Ask an actor of Bardem’s accomplishments what he’s proudest of and you’d expect him to mention the Oscar nod or collaborations with latter day moviemaking giants like Almodóvar and the Coens. His answer to the question, however, is much more prosaic—and as a result, charming.

“I guess it’s the fact of having jobs. It’s amazing,” he responds. “I come from a long family of people who have gone through everything—the ups and downs of very long careers—and I saw the inside of what an actor is and what being an actor means. Just the fact that I can choose and I can work on projects that I like, with people I truly admire and respect, that’s a big deal.
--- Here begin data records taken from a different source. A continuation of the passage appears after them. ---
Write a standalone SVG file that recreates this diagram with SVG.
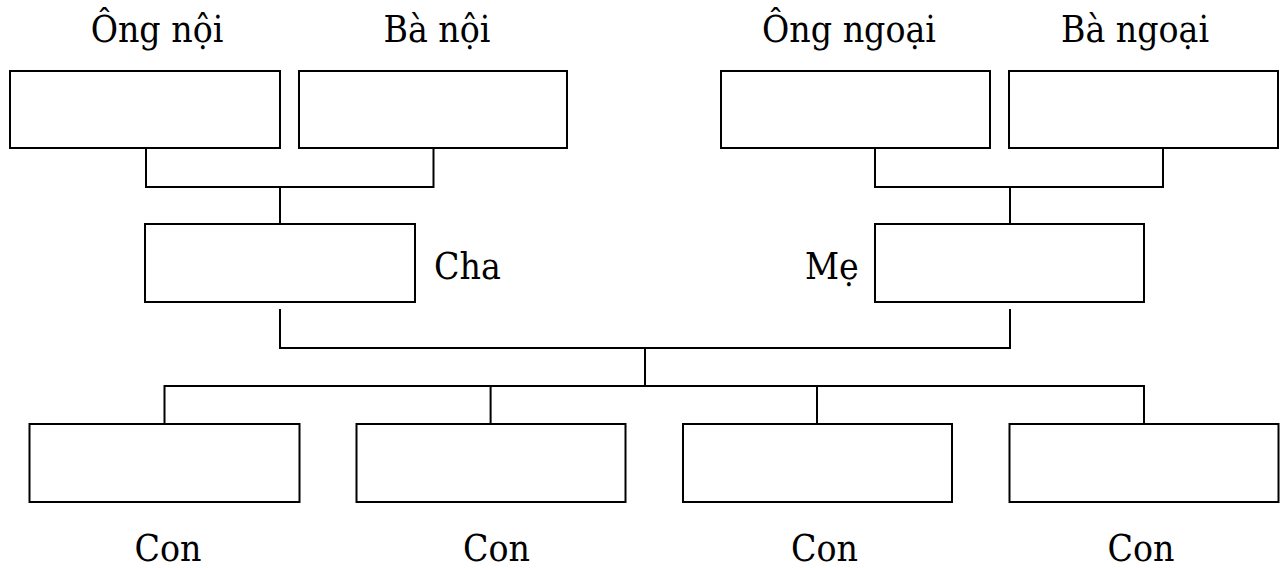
<svg xmlns="http://www.w3.org/2000/svg" width="1280" height="568" viewBox="0 0 1280 568">
<style>
.box{fill:#fff;stroke:#000;stroke-width:2}
.ln{fill:none;stroke:#000;stroke-width:2}
text{font-family:"DejaVu Serif Condensed","DejaVu Serif","Liberation Serif",serif;font-stretch:condensed;font-size:37px;fill:#000}
.m{text-anchor:middle}
</style>
<rect width="1280" height="568" fill="#fff"/>
<g id="connectors">
<path class="ln" d="M146,148 V187 H433.5 V148 M280,187 V225"/>
<path class="ln" d="M875,148 V187 H1163 V148 M1010,187 V225"/>
<path class="ln" d="M280,309 V348 H1010 V309 M645,348 V386"/>
<path class="ln" d="M164.5,424 V386 H1144 V424 M490.6,386 V424 M817,386 V424"/>
</g>
<g id="ong-noi"><rect class="box" x="10" y="71" width="270" height="77"/><text class="m" x="157" y="42">Ông nội</text></g>
<g id="ba-noi"><rect class="box" x="299" y="71" width="268" height="77"/><text class="m" x="437" y="42">Bà nội</text></g>
<g id="ong-ngoai"><rect class="box" x="721" y="71" width="269" height="77"/><text class="m" x="849" y="42">Ông ngoại</text></g>
<g id="ba-ngoai"><rect class="box" x="1009" y="71" width="269" height="77"/><text class="m" x="1135" y="42">Bà ngoại</text></g>
<g id="cha"><rect class="box" x="145" y="224" width="270" height="78"/><text x="434" y="279">Cha</text></g>
<g id="me"><rect class="box" x="875" y="224" width="269" height="78"/><text x="805" y="279">Mẹ</text></g>
<g id="con1"><rect class="box" x="29.5" y="424" width="270" height="78"/><text class="m" x="168" y="561">Con</text></g>
<g id="con2"><rect class="box" x="356.5" y="424" width="269" height="78"/><text class="m" x="496.5" y="561">Con</text></g>
<g id="con3"><rect class="box" x="683" y="424" width="269" height="78"/><text class="m" x="824.5" y="561">Con</text></g>
<g id="con4"><rect class="box" x="1009.5" y="424" width="269" height="78"/><text class="m" x="1141" y="561">Con</text></g>
</svg>
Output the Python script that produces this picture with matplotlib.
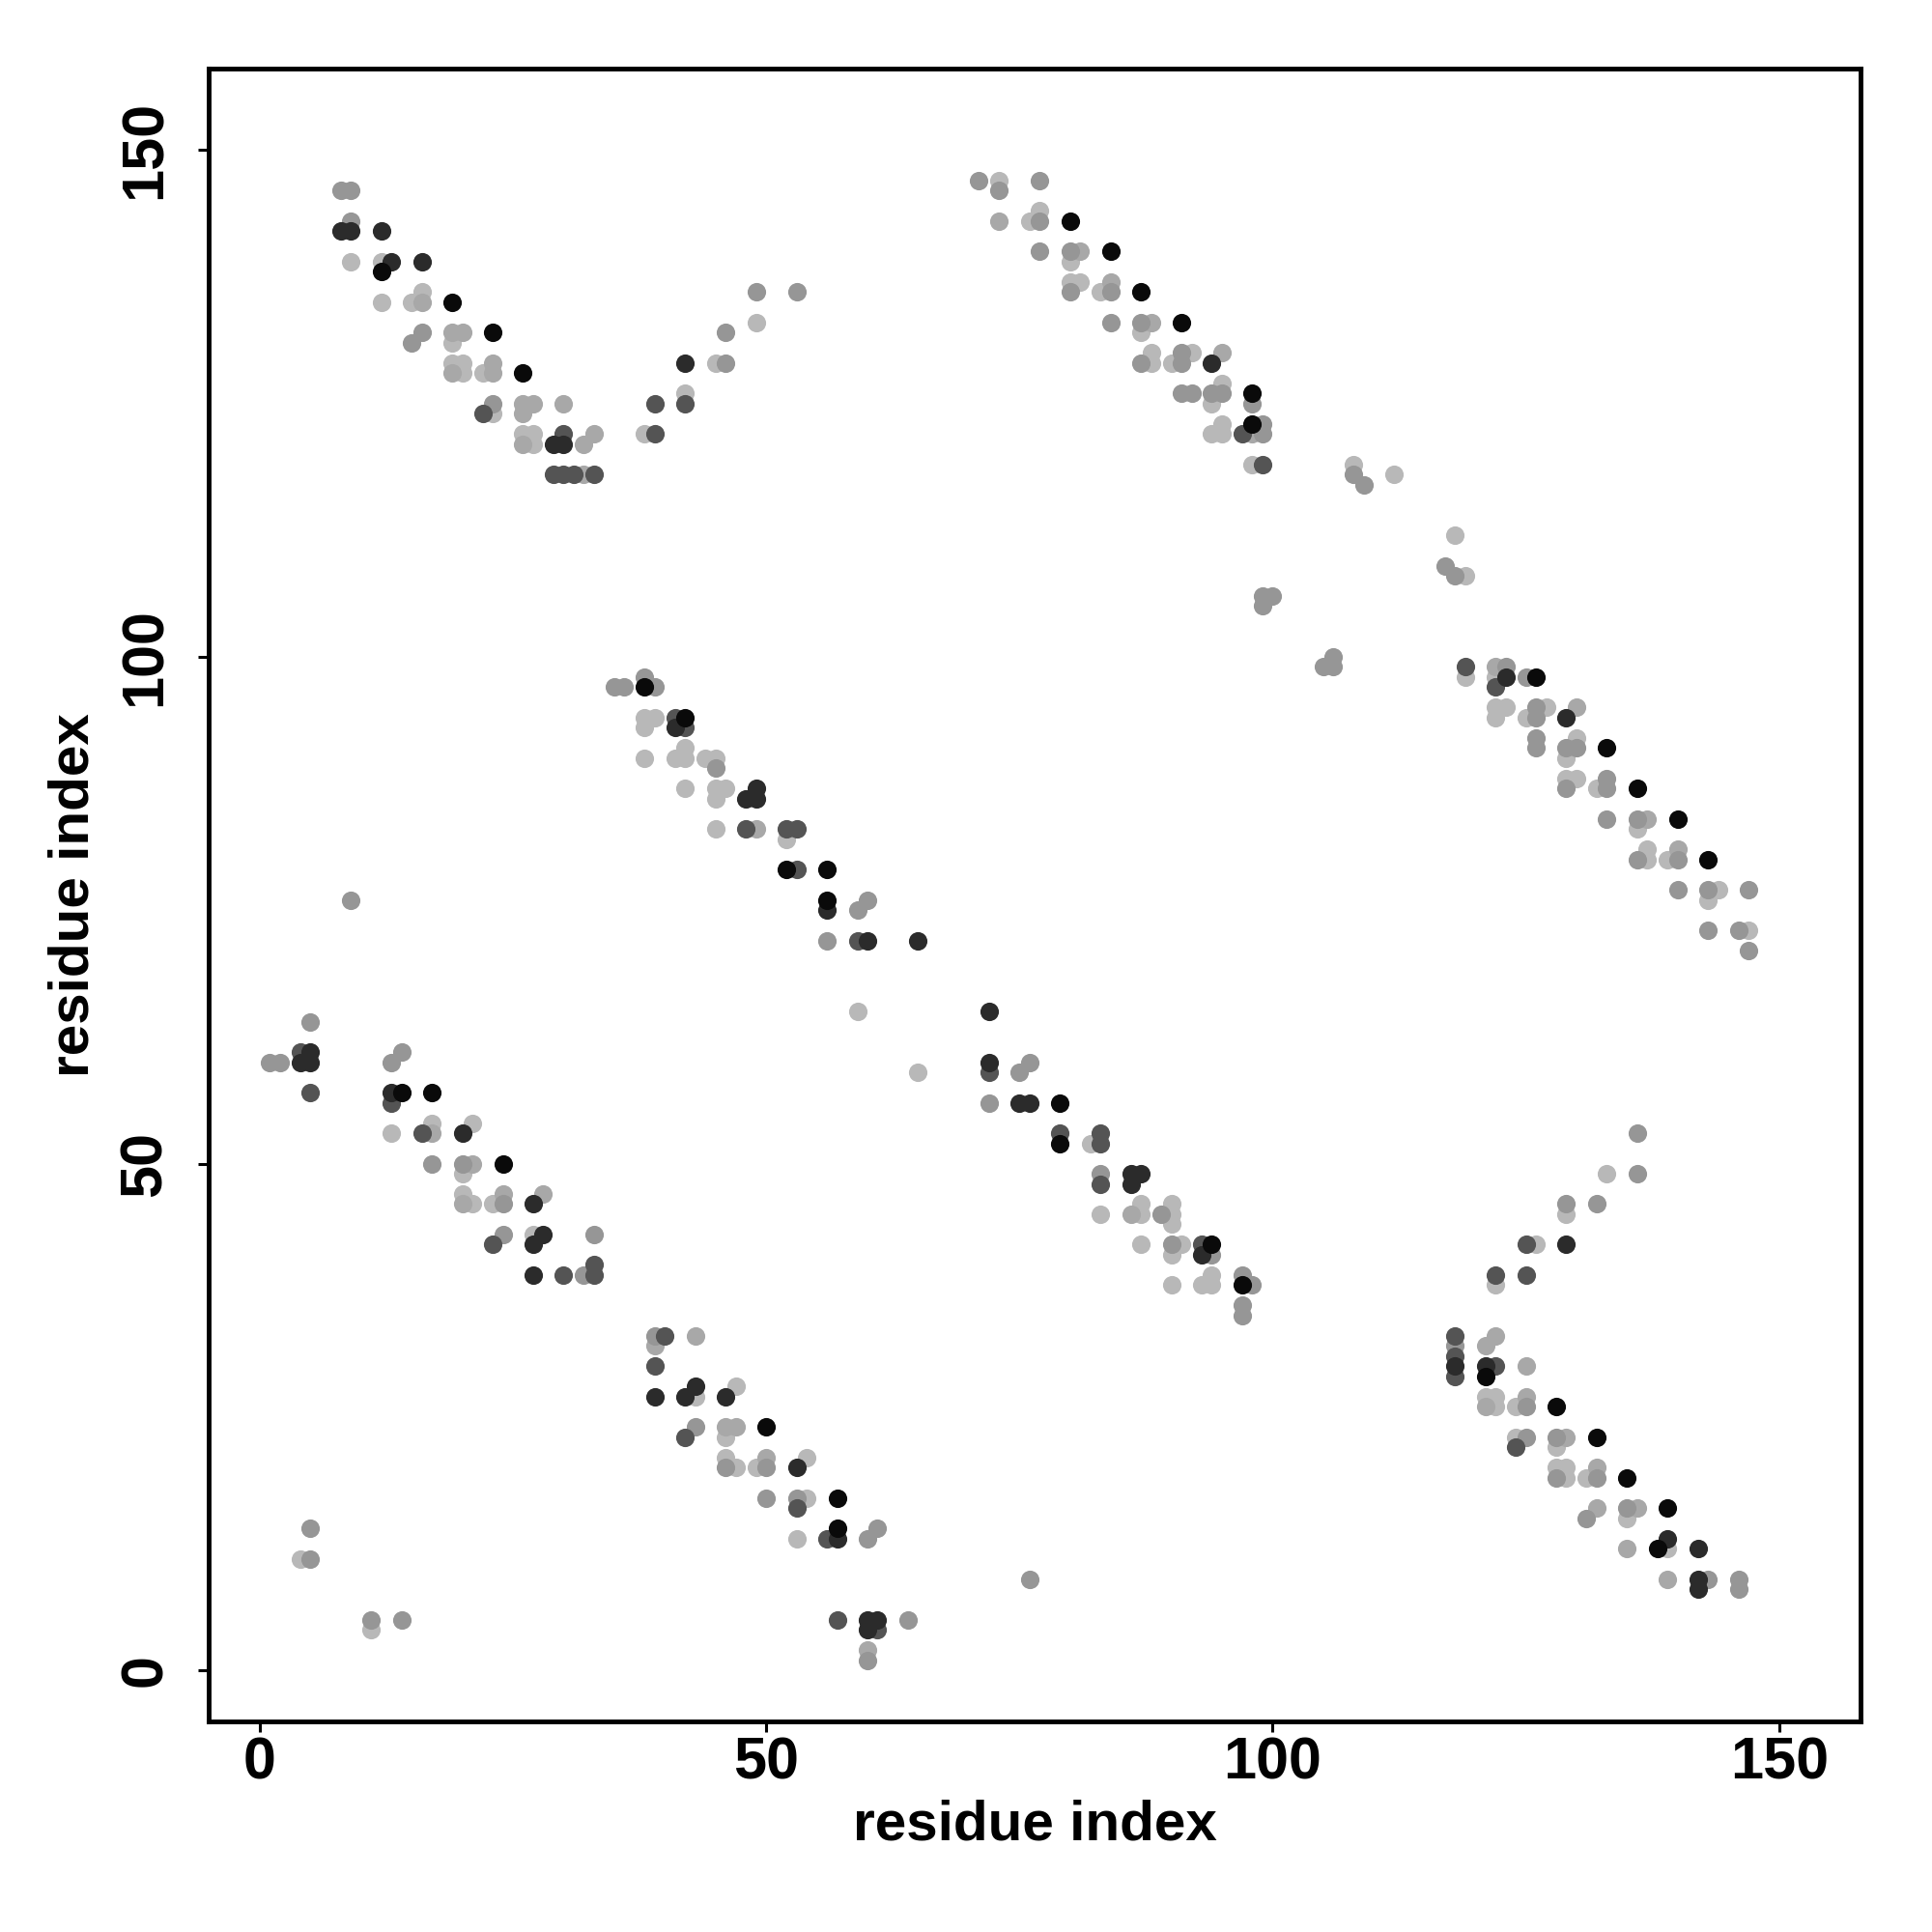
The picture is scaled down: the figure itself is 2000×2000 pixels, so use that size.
import matplotlib
matplotlib.use("Agg")
import matplotlib.pyplot as plt

# Contact map: residue pairs (i, j), grouped by shade of grey
black_pts = [
    (12, 138), (19, 135), (23, 132), (26, 128), (80, 143), (84, 140), (87, 136),
    (91, 133), (98, 126), (98, 123), (126, 98), (133, 91), (136, 87), (140, 84),
    (143, 80), (38, 97), (42, 94), (52, 79), (56, 79), (56, 76), (14, 57),
    (17, 57), (24, 50), (79, 56), (79, 52), (94, 42), (97, 38), (50, 24),
    (57, 17), (57, 14), (121, 29), (128, 26), (132, 23), (135, 19), (139, 16),
    (138, 12),
]
dark_pts = [
    (8, 142), (9, 142), (12, 142), (13, 139), (16, 139), (29, 121), (30, 121),
    (42, 129), (94, 129), (123, 98), (129, 94), (41, 93), (49, 87), (48, 86),
    (49, 86), (56, 75), (60, 72), (65, 72), (5, 61), (4, 60), (5, 60), (13, 57),
    (20, 53), (27, 46), (28, 43), (27, 42), (27, 39), (72, 65), (72, 60),
    (75, 56), (76, 56), (86, 49), (87, 49), (86, 48), (93, 41), (43, 28),
    (39, 27), (42, 27), (46, 27), (53, 20), (57, 13), (60, 5), (61, 5), (60, 4),
    (129, 42), (118, 30), (121, 30), (139, 13), (142, 12), (142, 9), (142, 8),
]
darkmid_pts = [
    (22, 124), (30, 122), (29, 118), (30, 118), (31, 118), (33, 118), (39, 125),
    (42, 125), (39, 122), (97, 122), (99, 119), (119, 99), (122, 97), (41, 94),
    (42, 93), (48, 83), (52, 83), (53, 83), (53, 79), (59, 72), (4, 61), (5, 57),
    (13, 56), (16, 53), (23, 42), (33, 40), (30, 39), (33, 39), (72, 59),
    (79, 53), (83, 53), (83, 52), (83, 48), (93, 42), (40, 33), (39, 30),
    (42, 23), (53, 16), (56, 13), (57, 5), (61, 4), (125, 42), (122, 39),
    (125, 39), (118, 33), (118, 31), (122, 30), (118, 29), (124, 22),
]
mid_pts = [
    (8, 146), (9, 146), (9, 143), (16, 132), (15, 131), (23, 125), (49, 136),
    (53, 136), (46, 132), (46, 129), (71, 147), (77, 147), (73, 146), (77, 143),
    (77, 140), (80, 140), (80, 136), (84, 136), (84, 133), (87, 133), (91, 130),
    (87, 129), (91, 129), (91, 126), (92, 126), (94, 126), (95, 126), (98, 125),
    (99, 123), (99, 122), (108, 118), (109, 117), (117, 109), (118, 108),
    (99, 105), (99, 106), (100, 106), (106, 100), (106, 99), (105, 99),
    (123, 99), (125, 98), (126, 95), (126, 94), (126, 92), (126, 91), (129, 91),
    (130, 91), (133, 88), (129, 87), (133, 87), (133, 84), (136, 84), (136, 80),
    (140, 80), (140, 77), (143, 77), (147, 77), (143, 73), (146, 73), (147, 71),
    (38, 98), (35, 97), (36, 97), (39, 97), (45, 89), (60, 76), (59, 75),
    (56, 72), (9, 76), (76, 9), (5, 64), (14, 61), (1, 60), (2, 60), (13, 60),
    (17, 50), (20, 50), (24, 46), (24, 43), (33, 43), (32, 39), (76, 60),
    (75, 59), (72, 56), (83, 49), (89, 45), (90, 42), (94, 41), (97, 39),
    (98, 38), (97, 36), (97, 35), (39, 33), (43, 24), (46, 20), (50, 20),
    (50, 17), (53, 17), (61, 14), (60, 13), (64, 5), (60, 1), (136, 53),
    (136, 49), (129, 46), (132, 46), (118, 32), (125, 26), (125, 23), (128, 23),
    (128, 19), (132, 19), (135, 16), (131, 15), (143, 9), (146, 9), (146, 8),
    (5, 14), (5, 11), (11, 5), (14, 5),
]
midlight_pts = [
    (16, 135), (19, 132), (20, 132), (23, 129), (19, 128), (23, 128), (26, 125),
    (27, 125), (30, 125), (26, 124), (33, 122), (26, 121), (32, 121), (32, 118),
    (73, 143), (81, 140), (84, 137), (88, 133), (95, 130), (98, 122), (122, 99),
    (130, 95), (137, 84), (140, 81), (49, 83), (17, 53), (21, 50), (24, 47),
    (28, 47), (20, 46), (86, 45), (43, 33), (39, 32), (46, 24), (47, 24),
    (50, 21), (60, 2), (122, 33), (121, 32), (125, 30), (125, 27), (121, 26),
    (129, 23), (132, 20), (132, 16), (136, 16), (135, 12), (139, 9),
]
light_pts = [
    (9, 139), (12, 139), (16, 136), (12, 135), (15, 135), (19, 131), (19, 129),
    (20, 129), (20, 128), (22, 128), (23, 124), (26, 122), (27, 122), (27, 121),
    (49, 133), (45, 129), (42, 126), (38, 122), (73, 147), (77, 144), (76, 143),
    (80, 139), (80, 137), (81, 137), (83, 136), (87, 132), (88, 130), (92, 130),
    (88, 129), (90, 129), (95, 127), (94, 125), (95, 123), (94, 122), (95, 122),
    (98, 119), (108, 119), (112, 118), (118, 112), (119, 108), (119, 98),
    (122, 98), (122, 95), (123, 95), (127, 95), (122, 94), (125, 94), (130, 92),
    (129, 90), (129, 88), (130, 88), (132, 87), (136, 83), (137, 81), (137, 80),
    (139, 80), (144, 77), (143, 76), (147, 73), (38, 94), (39, 94), (38, 93),
    (42, 91), (38, 90), (41, 90), (42, 90), (44, 90), (45, 90), (42, 87),
    (45, 87), (46, 87), (45, 86), (45, 83), (52, 82), (59, 65), (65, 59),
    (17, 54), (21, 54), (13, 53), (20, 49), (20, 47), (21, 46), (23, 46),
    (27, 43), (82, 52), (87, 46), (90, 46), (83, 45), (87, 45), (90, 45),
    (90, 44), (87, 42), (91, 42), (90, 41), (94, 39), (90, 38), (93, 38),
    (94, 38), (47, 28), (43, 27), (46, 23), (46, 21), (54, 21), (47, 20),
    (49, 20), (54, 17), (53, 13), (133, 49), (129, 45), (126, 42), (122, 38),
    (121, 27), (122, 27), (122, 26), (124, 26), (124, 23), (128, 22), (128, 20),
    (129, 20), (129, 19), (131, 19), (135, 15), (139, 12), (4, 11), (11, 4),
]

shades = [
    (light_pts, 0.72),
    (midlight_pts, 0.66),
    (mid_pts, 0.59),
    (darkmid_pts, 0.33),
    (dark_pts, 0.17),
    (black_pts, 0.04),
]

ticks = [0, 50, 100, 150]

plt.rcParams['font.family'] = ['Liberation Sans', 'DejaVu Sans']
plt.rcParams['font.weight'] = 'bold'

fig = plt.figure(figsize=(20, 20), dpi=100)
ax = fig.add_axes([0.108, 0.109, 0.855, 0.8555])

for pts, g in shades:
    xs = [p[0] for p in pts]
    ys = [p[1] for p in pts]
    ax.scatter(xs, ys, s=190, color=str(g), linewidths=0, zorder=3)

ax.set_xlim(-5.04, 158.04)
ax.set_ylim(-5.04, 158.04)

ax.set_xticks(ticks)
ax.set_yticks(ticks)
ax.set_xticklabels([str(t) for t in ticks], fontsize=44, fontweight='bold')
ax.set_yticklabels([str(t) for t in ticks], fontsize=44, fontweight='bold',
                   rotation=90, va='center')
ax.tick_params(axis='both', direction='out', length=8, width=2.2)
ax.tick_params(axis='x', pad=3)
ax.tick_params(axis='y', pad=18)

for sp in ax.spines.values():
    sp.set_linewidth(3.5)

ax.set_xlabel('residue index', fontsize=42, fontweight='bold', labelpad=6)
ax.set_ylabel('residue index', fontsize=42, fontweight='bold', labelpad=14)

fig.savefig('out.png', dpi=100)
“There are many actors I know who are great actors—and they are unemployed. People think that you want to be an actor because of the headlines and the spotlight. They think that actors work constantly, and that’s not true. Ninety percent of people that work in this business are unemployed, whereas only 10 percent have a chance to make a living out of it.”

Recently Bardem has been spending some of his time out of the camera’s glare, and he was proud to point out that Invisibles, a collaborative international work by five directors that Bardem produced, recently won a prestigious award at the Los Angeles Latino International Film Festival. True to its title, the film chronicles the lives of people who, for various reasons, are on the wrong end of societal problems that only occasionally get attention in the mainstream press. Bardem says he’d like to do more documentaries of this kind, but can’t imagine himself directing.

“That’s too much work,” he says with a chuckle.